The obituary of Owen Barfield in the Daily Telegraph in December appeared below the obituary of Sir Lionel Luckhoo, who died at 83. It described Sir Luckhoo as ambassador for Guyana and Barbados, a Christian evangelist, and the Georgetown, Guyana, lawyer for Jim Jones before he orchestrated the 1978 mass suicide of 900 people (duped by fake healing ceremonies and other lies). “Luckhoo later admitted that dissuading the deeply unstable Jones from committing suicide on an earlier occasion was one of his greatest regrets.”

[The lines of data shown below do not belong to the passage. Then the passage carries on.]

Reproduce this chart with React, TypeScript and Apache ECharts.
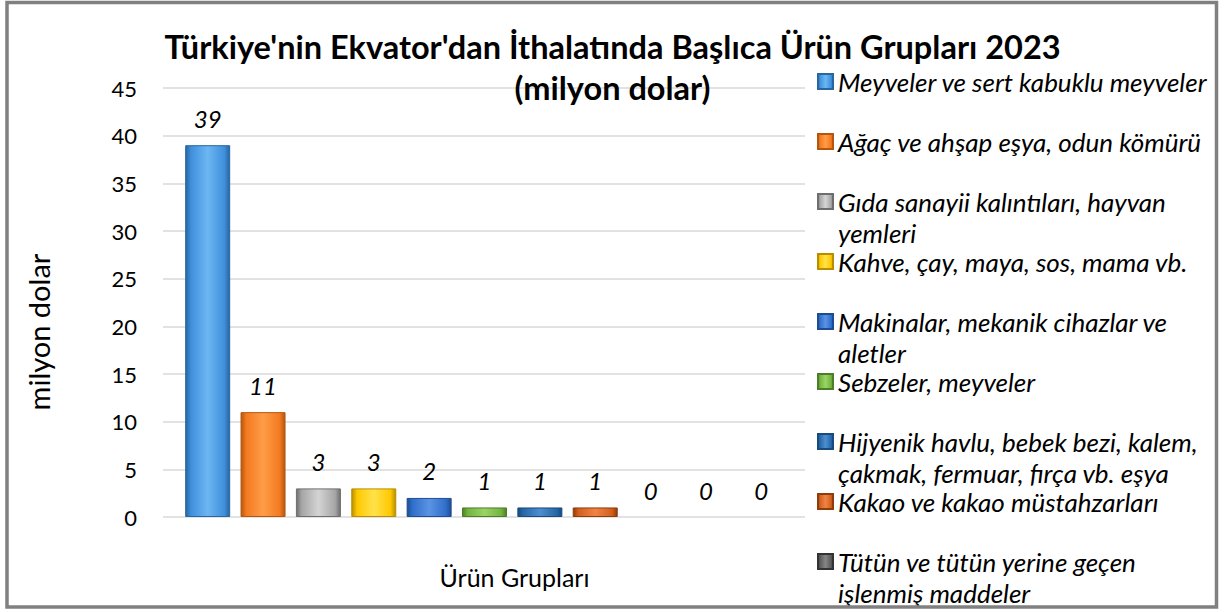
import React, { useEffect, useRef } from 'react';
import * as echarts from 'echarts';

const titleLine1 = "Türkiye'nin Ekvator'dan İthalatında Başlıca Ürün Grupları 2023";
const titleLine2 = '(milyon dolar)';
const yAxisTitle = 'milyon dolar';
const xAxisTitle = 'Ürün Grupları';

const categories = [
  'Meyveler ve sert kabuklu meyveler',
  'Ağaç ve ahşap eşya, odun kömürü',
  'Gıda sanayii kalıntıları, hayvan yemleri',
  'Kahve, çay, maya, sos, mama vb.',
  'Makinalar, mekanik cihazlar ve aletler',
  'Sebzeler, meyveler',
  'Hijyenik havlu, bebek bezi, kalem, çakmak, fermuar, fırça vb. eşya',
  'Kakao ve kakao müstahzarları',
  'Tütün ve tütün yerine geçen işlenmiş maddeler',
  'Diğer ürün grubu 10',
  'Diğer ürün grubu 11',
];
const values = [39, 11, 3, 3, 2, 1, 1, 1, 0, 0, 0];

const legendLines: string[][] = [
  ['Meyveler ve sert kabuklu meyveler'],
  ['Ağaç ve ahşap eşya, odun kömürü'],
  ['Gıda sanayii kalıntıları, hayvan', 'yemleri'],
  ['Kahve, çay, maya, sos, mama vb.'],
  ['Makinalar, mekanik cihazlar ve', 'aletler'],
  ['Sebzeler, meyveler'],
  ['Hijyenik havlu, bebek bezi, kalem,', 'çakmak, fermuar, fırça vb. eşya'],
  ['Kakao ve kakao müstahzarları'],
  ['Tütün ve tütün yerine geçen', 'işlenmiş maddeler'],
  ['Diğer ürün grubu 10'],
  ['Diğer ürün grubu 11'],
];
const visibleLegendCount = 9;

const baseColors = ['#3F8FDC', '#F47A20', '#A6A6A6', '#FFC800', '#2F6FCA', '#72B43F', '#2767A8', '#D2601C', '#5A5A5A', '#9E7A00', '#3E7A2A'];
const lightColors = ['#6CB6F2', '#FF9C48', '#D4D4D4', '#FFE24A', '#5C93E4', '#9AD466', '#4C8ECE', '#F08446', '#858585', '#C9A020', '#5E9E46'];
const darkColors = ['#28669F', '#B4560E', '#6E6E6E', '#B88E00', '#1E4C92', '#4B7E26', '#184A7C', '#8E3C0C', '#333333', '#6C5400', '#28541A'];

const yMin = 0;
const yMax = 45;
const yInterval = 5;

const FONT = 'Lato, "Open Sans", sans-serif';

export default function App() {
  const ref = useRef<HTMLDivElement>(null);
  useEffect(() => {
    document.body.style.margin = '0';
    const chart = echarts.init(ref.current!, null, { renderer: 'svg' });
    const mkGrad = (i: number) =>
      new echarts.graphic.LinearGradient(0, 0, 1, 0, [
        { offset: 0, color: darkColors[i] },
        { offset: 0.12, color: baseColors[i] },
        { offset: 0.5, color: lightColors[i] },
        { offset: 0.88, color: baseColors[i] },
        { offset: 1, color: darkColors[i] },
      ]);
    const series = categories.map((name, i) => ({
      type: 'bar',
      name,
      xAxisIndex: 1,
      yAxisIndex: 1,
      barWidth: 45,
      barGap: '-100%',
      data: values.map((v, j) =>
        j === i ? { value: v, itemStyle: v === 0 ? { borderWidth: 0 } : {} } : null
      ),
      itemStyle: { color: mkGrad(i), borderColor: darkColors[i], borderWidth: 1 },
      label: {
        show: true,
        position: 'top',
        distance: 15,
        fontSize: 24,
        fontStyle: 'italic',
        color: '#000',
        fontFamily: FONT,
      },
    }));
    const option: any = {
      animation: false,
      backgroundColor: '#fff',
      title: {
        text: titleLine1,
        subtext: titleLine2,
        left: 'center',
        top: 25,
        itemGap: 8,
        textStyle: { fontSize: 32.5, fontWeight: 'bold', color: '#000', fontFamily: FONT },
        subtextStyle: { fontSize: 32.5, fontWeight: 'bold', color: '#000', fontFamily: FONT },
      },
      grid: [
        { left: 163, width: 642, top: 88, height: 429 },
        { left: 180, width: 609, top: 88, height: 429 },
      ],
      xAxis: [
        { type: 'category', gridIndex: 0, data: categories, show: false },
        {
          type: 'category',
          gridIndex: 1,
          data: categories,
          axisLine: { show: false },
          axisTick: { show: false },
          axisLabel: { show: false },
          name: xAxisTitle,
          nameLocation: 'middle',
          nameGap: 47,
          nameTextStyle: { fontSize: 25, color: '#000', fontFamily: FONT, padding: [0, 0, 0, 60] },
        },
      ],
      yAxis: [
        {
          type: 'value',
          gridIndex: 0,
          min: yMin,
          max: yMax,
          interval: yInterval,
          axisLine: { show: false },
          axisTick: { show: false },
          axisLabel: { fontSize: 22, color: '#000', margin: 26, fontFamily: FONT },
          splitLine: { lineStyle: { color: '#D9D9D9', width: 1.5 } },
        },
        {
          type: 'value',
          gridIndex: 1,
          min: yMin,
          max: yMax,
          interval: yInterval,
          show: false,
          splitLine: { show: false },
        },
      ],
      legend: {
        data: categories.slice(0, visibleLegendCount),
        orient: 'vertical',
        left: 817,
        top: 35,
        height: 600,
        padding: 0,
        itemWidth: 15,
        itemHeight: 15,
        itemGap: -33,
        icon: 'rect',
        selectedMode: false,
        formatter: (name: string) => {
          const lines = legendLines[categories.indexOf(name)];
          return lines.length === 1 ? ' \n' + lines[0] + '\n ' : ' \n' + lines[0] + '\n' + lines[1];
        },
        textStyle: { fontSize: 26, fontStyle: 'italic', lineHeight: 31, color: '#000', fontFamily: FONT },
      },
      graphic: [
        {
          type: 'text',
          x: 38,
          y: 332,
          rotation: Math.PI / 2,
          style: { text: yAxisTitle, fontSize: 29, fill: '#000', fontFamily: FONT, align: 'center', verticalAlign: 'middle' },
        },
        {
          type: 'rect',
          shape: { x: 7, y: 2.5, width: 1209.5, height: 604.5 },
          style: { fill: 'none', stroke: '#808080', lineWidth: 3.5 },
          z: 100,
        },
      ],
      series,
    };
    chart.setOption(option);
    return () => chart.dispose();
  }, []);
  return <div ref={ref} style={{ width: 1225, height: 612, position: 'absolute', left: 0, top: 0 }} />;
}
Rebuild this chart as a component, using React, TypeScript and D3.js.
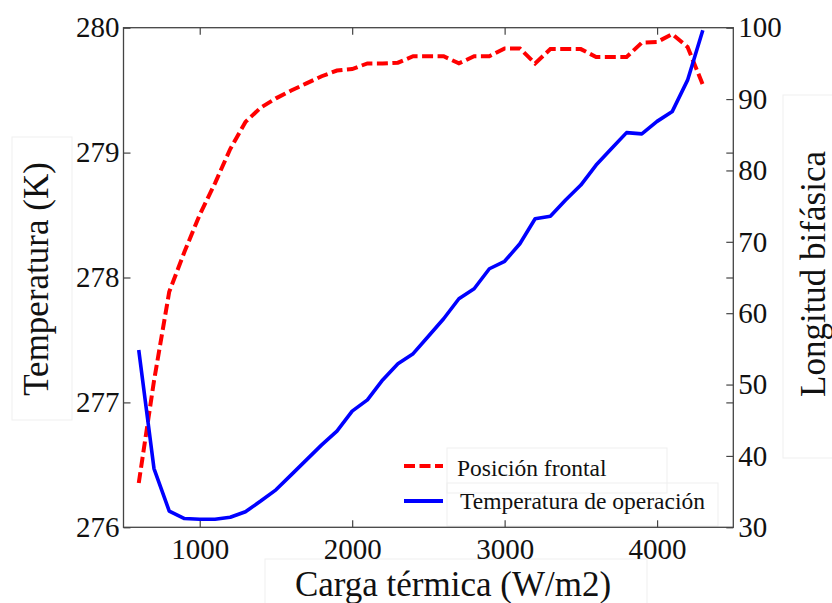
import React, { useRef, useEffect } from "react";
import * as d3 from "d3";

// carga térmica (W/m2)
const heatLoad = [
  600, 700, 800, 900, 1000, 1100, 1200, 1300, 1400, 1500, 1600, 1700, 1800,
  1900, 2000, 2100, 2200, 2300, 2400, 2500, 2600, 2700, 2800, 2900, 3000,
  3100, 3200, 3300, 3400, 3500, 3600, 3700, 3800, 3900, 4000, 4100, 4200, 4300,
];

// temperatura de operación (K) -> left axis
const tempOperation = [
  277.42, 276.47, 276.13, 276.07, 276.065, 276.065, 276.08, 276.125, 276.21,
  276.3, 276.42, 276.54, 276.66, 276.77, 276.93, 277.02, 277.18, 277.31,
  277.39, 277.53, 277.67, 277.83, 277.91, 278.07, 278.13, 278.27, 278.47,
  278.49, 278.62, 278.74, 278.9, 279.03, 279.16, 279.15, 279.25, 279.33,
  279.58, 279.98,
];

// posición frontal (longitud bifásica) -> right axis
const frontPosition = [
  36.2, 50.5, 63.0, 68.6, 73.8, 78.2, 83.0, 86.8, 88.8, 90.1, 91.2, 92.2,
  93.2, 94.0, 94.2, 95.0, 95.0, 95.1, 96.0, 96.0, 96.0, 95.0, 96.0, 96.0,
  97.1, 97.1, 95.0, 97.0, 97.0, 97.0, 95.9, 95.9, 95.9, 97.9, 98.0, 99.1,
  97.3, 92.0,
];

const xTicks = [1000, 2000, 3000, 4000];
const leftTicks = [276, 277, 278, 279, 280];
const rightTicks = [30, 40, 50, 60, 70, 80, 90, 100];

const legendLabels = ["Posición frontal", "Temperatura de operación"];

const FONT = "Liberation Serif, Times New Roman, serif";

const App = () => {
  const ref = useRef<SVGSVGElement>(null);

  useEffect(() => {
    const svg = d3.select(ref.current);
    svg.selectAll("*").remove();

    const width = 832;
    const height = 603;
    const margin = { top: 27.7, right: 98.7, bottom: 75.7, left: 123.5 };
    const x0 = margin.left;
    const x1 = width - margin.right;
    const y0 = margin.top;
    const y1 = height - margin.bottom;

    const xScale = d3.scaleLinear().domain([500, 4500]).range([x0, x1]);
    const yLeft = d3.scaleLinear().domain([276, 280]).range([y1, y0]);
    const yRight = d3.scaleLinear().domain([30, 100]).range([y1, y0]);

    const axisColor = "#444";
    const intFmt = d3.format("d");

    const styleAxis = (g, size) => {
      g.attr("font-family", FONT).attr("font-size", size);
      g.select(".domain").remove();
      g.selectAll(".tick line").attr("stroke", axisColor).attr("stroke-width", 1.2);
      g.selectAll(".tick text").attr("fill", "#111");
    };

    // faint text boxes behind titles
    const boxes = [
      [12, 137, 60, 283],
      [783, 95, 60, 363],
      [265, 559, 382, 50],
      [447, 448, 220, 45],
      [447, 483, 271, 43],
    ];
    svg
      .append("g")
      .selectAll("rect")
      .data(boxes)
      .join("rect")
      .attr("x", (d) => d[0])
      .attr("y", (d) => d[1])
      .attr("width", (d) => d[2])
      .attr("height", (d) => d[3])
      .attr("fill", "none")
      .attr("stroke", "#efefef")
      .attr("stroke-width", 1);

    // axes
    svg
      .append("g")
      .attr("transform", `translate(0,${y1})`)
      .call(d3.axisBottom(xScale).tickValues(xTicks).tickSize(-7).tickSizeOuter(0).tickPadding(11).tickFormat(intFmt))
      .call((g) => styleAxis(g, 29));

    svg
      .append("g")
      .attr("transform", `translate(0,${y0})`)
      .call(d3.axisTop(xScale).tickValues(xTicks).tickSize(-7).tickSizeOuter(0).tickFormat(() => ""))
      .call((g) => styleAxis(g, 29));

    svg
      .append("g")
      .attr("transform", `translate(${x0},0)`)
      .call(d3.axisLeft(yLeft).tickValues(leftTicks).tickSize(-7).tickSizeOuter(0).tickPadding(4).tickFormat(intFmt))
      .call((g) => styleAxis(g, 29));

    svg
      .append("g")
      .attr("transform", `translate(${x1},0)`)
      .call(d3.axisRight(yLeft).tickValues(leftTicks.slice(1, -1)).tickSize(-7).tickSizeOuter(0).tickFormat(() => ""))
      .call((g) => styleAxis(g, 29));

    svg
      .append("g")
      .attr("transform", `translate(${x1},0)`)
      .call(d3.axisRight(yRight).tickValues(rightTicks).tickSize(-7).tickSizeOuter(0).tickPadding(5).tickFormat(intFmt))
      .call((g) => styleAxis(g, 29));

    // frame
    svg
      .append("rect")
      .attr("x", x0)
      .attr("y", y0)
      .attr("width", x1 - x0)
      .attr("height", y1 - y0)
      .attr("fill", "none")
      .attr("stroke", axisColor)
      .attr("stroke-width", 1.3);

    // lines
    const tempLine = d3
      .line<number>()
      .x((d, i) => xScale(heatLoad[i]))
      .y((d) => yLeft(d));

    const frontLine = d3
      .line<number>()
      .x((d, i) => xScale(heatLoad[i]))
      .y((d) => yRight(d));

    svg
      .append("path")
      .datum(frontPosition)
      .attr("fill", "none")
      .attr("stroke", "#ff0000")
      .attr("stroke-width", 4)
      .attr("stroke-dasharray", "11 4.5")
      .attr("d", frontLine);

    svg
      .append("path")
      .datum(tempOperation)
      .attr("fill", "none")
      .attr("stroke", "#0000ff")
      .attr("stroke-width", 3.6)
      .attr("stroke-linejoin", "round")
      .attr("d", tempLine);

    // axis titles
    const titles = svg.append("g").attr("font-family", FONT).attr("font-size", 35).attr("fill", "#111");

    titles
      .append("text")
      .attr("transform", "translate(48,279) rotate(-90)")
      .attr("text-anchor", "middle")
      .text("Temperatura (K)");

    titles
      .append("text")
      .attr("transform", "translate(825,274) rotate(-90)")
      .attr("text-anchor", "middle")
      .text("Longitud bifásica");

    titles
      .append("text")
      .attr("x", 453)
      .attr("y", 596)
      .attr("text-anchor", "middle")
      .text("Carga térmica (W/m2)");

    // legend
    const legend = svg.append("g").attr("font-family", FONT).attr("font-size", 23.5).attr("fill", "#111");
    const legendStyles = [
      { color: "#ff0000", dash: "11 4.5", width: 4, y: 466, textX: 457, textY: 476 },
      { color: "#0000ff", dash: null, width: 3.8, y: 501, textX: 460, textY: 509 },
    ];
    legendStyles.forEach((s, i) => {
      legend
        .append("line")
        .attr("x1", 404)
        .attr("x2", 443)
        .attr("y1", s.y)
        .attr("y2", s.y)
        .attr("stroke", s.color)
        .attr("stroke-width", s.width)
        .attr("stroke-dasharray", s.dash);
      legend
        .append("text")
        .attr("x", s.textX)
        .attr("y", s.textY)
        .text(legendLabels[i]);
    });
  }, []);

  return (
    <svg
      ref={ref}
      width={832}
      height={603}
      style={{ position: "absolute", left: 0, top: 0, background: "#fff" }}
    ></svg>
  );
};

export default App;
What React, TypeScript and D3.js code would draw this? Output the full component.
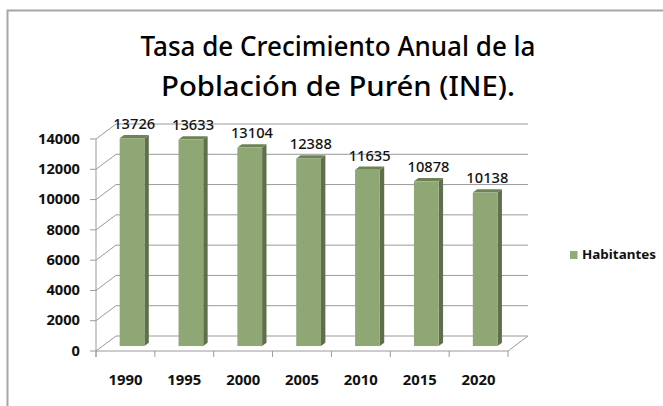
import React from "react";
import * as d3 from "d3";

const years = ["1990", "1995", "2000", "2005", "2010", "2015", "2020"];
const habitantes = [13726, 13633, 13104, 12388, 11635, 10878, 10138];
const yTicks = [0, 2000, 4000, 6000, 8000, 10000, 12000, 14000];
const titleLines = ["Tasa de Crecimiento Anual de la", "Población de Purén (INE)."];
const seriesName = "Habitantes";

const W = 663;
const H = 406;
const FONT = "'Noto Sans', 'Open Sans', sans-serif";

export default function App() {
  const left = 96;
  const right = 508;
  const floorY = 351;
  const depthX = 20;
  const depthY = -15;
  const plotH = 212;

  const x = d3.scaleBand<string>().domain(years).range([left, right]).paddingInner(0.58).paddingOuter(0.29);
  const step = (right - left) / years.length;
  const xCat = d3.scaleBand<string>().domain(years).range([left, right]).padding(0);
  const h = d3.scaleLinear().domain([0, 14000]).range([0, plotH]);

  const barFront = 0.33;
  const barDepth = 0.22;
  const bfx = depthX * barFront;
  const bfy = depthY * barFront;
  const bdx = depthX * barDepth;
  const bdy = depthY * barDepth;

  const grid = "#9a9a9a";
  const frontCol = "#8fa775";
  const sideCol = "#5f6f4b";
  const topCol = "#6d8356";

  return (
    <svg width={W} height={H} style={{ position: "absolute", left: 0, top: 0, background: "#fff" }}>
      <rect x={0} y={0} width={W} height={H} fill="#fff" />
      {/* frame */}
      <path d={`M7.5,${H + 2} L7.5,10.5 L${W + 2},10.5`} fill="none" stroke="#a6a6a6" strokeWidth={2} />
      {/* title */}
      {titleLines.map((t, i) => (
        <text key={t} x={338} y={56 + i * 40} textAnchor="middle" fontFamily={FONT} fontSize={27}
          fontWeight={500} fill="#000" textLength={i === 0 ? 395 : 354} lengthAdjust="spacingAndGlyphs">{t}</text>
      ))}
      {/* side wall gridlines and back wall gridlines */}
      {yTicks.map((v) => {
        const yf = floorY - h(v);
        const yb = yf + depthY;
        return (
          <g key={v}>
            {v > 0 && <line x1={left} y1={yf} x2={left + depthX} y2={yb} stroke={grid} strokeWidth={1} />}
            {v > 0 && <line x1={left + depthX} y1={yb} x2={right + depthX} y2={yb} stroke={grid} strokeWidth={1} />}
            <line x1={left - 6} y1={yf} x2={left} y2={yf} stroke={grid} strokeWidth={1} />
            <text x={80} y={yf} dy="0.35em" textAnchor="end" fontFamily={FONT} fontSize={13.5}
              fontWeight="bold" fill="#111" textLength={String(v).length * 8.4} lengthAdjust="spacingAndGlyphs">{v}</text>
          </g>
        );
      })}
      {/* floor */}
      <path d={`M${left},${floorY} L${right},${floorY} L${right + depthX},${floorY + depthY} L${left + depthX},${floorY + depthY} Z`}
        fill="none" stroke={grid} strokeWidth={1} />
      {/* front axis */}
      <line x1={left} y1={floorY - h(14000)} x2={left} y2={floorY + 6} stroke={grid} strokeWidth={1} />
      {/* x ticks */}
      {[...years.map((c) => xCat(c) as number), right].map((tx, i) => (
        <line key={i} x1={tx} y1={floorY} x2={tx} y2={floorY + 6} stroke={grid} strokeWidth={1} />
      ))}
      {/* bars */}
      {years.map((c, i) => {
        const x0 = (x(c) as number) + bfx;
        const w = x.bandwidth();
        const yb = floorY + bfy;
        const yt = yb - h(habitantes[i]);
        return (
          <g key={c}>
            <path d={`M${x0 + w},${yb} L${x0 + w + bdx},${yb + bdy} L${x0 + w + bdx},${yt + bdy} L${x0 + w},${yt} Z`} fill={sideCol} />
            <path d={`M${x0},${yt} L${x0 + bdx},${yt + bdy} L${x0 + w + bdx},${yt + bdy} L${x0 + w},${yt} Z`} fill={topCol} />
            <rect x={x0} y={yt} width={w} height={yb - yt} fill={frontCol} />
            <text x={x0 + (w + bdx) / 2} y={yt + bdy - 6} textAnchor="middle" fontFamily={FONT} fontSize={13.5}
              fontWeight={500} fill="#111" textLength={42} lengthAdjust="spacingAndGlyphs">{habitantes[i]}</text>
          </g>
        );
      })}
      {/* x labels */}
      {years.map((c) => (
        <text key={c} x={(xCat(c) as number) + step / 2} y={380} dy="0.35em" textAnchor="middle" fontFamily={FONT}
          fontSize={13.5} fontWeight="bold" fill="#111" textLength={34} lengthAdjust="spacingAndGlyphs">{c}</text>
      ))}
      {/* legend */}
      <rect x={570} y={251} width={7.5} height={8} fill="#93ab7a" />
      <text x={582} y={255} dy="0.35em" fontFamily={FONT} fontSize={12.5} fontWeight="bold" fill="#111"
        textLength={74} lengthAdjust="spacingAndGlyphs">{seriesName}</text>
    </svg>
  );
}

Ironically, when Luckhoo died Charisma magazine had just published an article celebrating him in its January 1998 issue. It mentioned that he is listed in Guinness Book of World Records as the world’s most successful criminal lawyer. (He won well over 500 defense cases.) Luckhoo became a Christian at a Full Gospel Businessmen’s Fellowship meeting in 1978, just 11 days before the Jonestown massacre. Jones ordered Luckhoo to represent him at the local airstrip where U. S. Congressman Leo Ryan and a group of reporters were departing. According to Luckhoo, the Holy Spirit warned him not to go and saved his life.

In the past 20 years Luckhoo spoke about Jesus in many countries, even sharing his faith once with Queen Elizabeth. He also coauthored a book of historical fiction called The Silent Witness, in which he defends Jesus from a fraud charge in court, with the readers as the jury. Still lively at 83, he resided in Fort Worth, Texas when he was not travelling.

What connection did Luckhoo have with C. S. Lewis? His claim to fame was the same as that of Timothy Stoen, Stanley Mattson’s attorney for the C. S. Lewis Foundation. (See issue 64.) The two worked as lawyers for Jim Jones and were acquainted. In fact, Stoen’s relocation of the California cult to Guyana was what brought Jim Jones into Luckhoo’s life in the first place.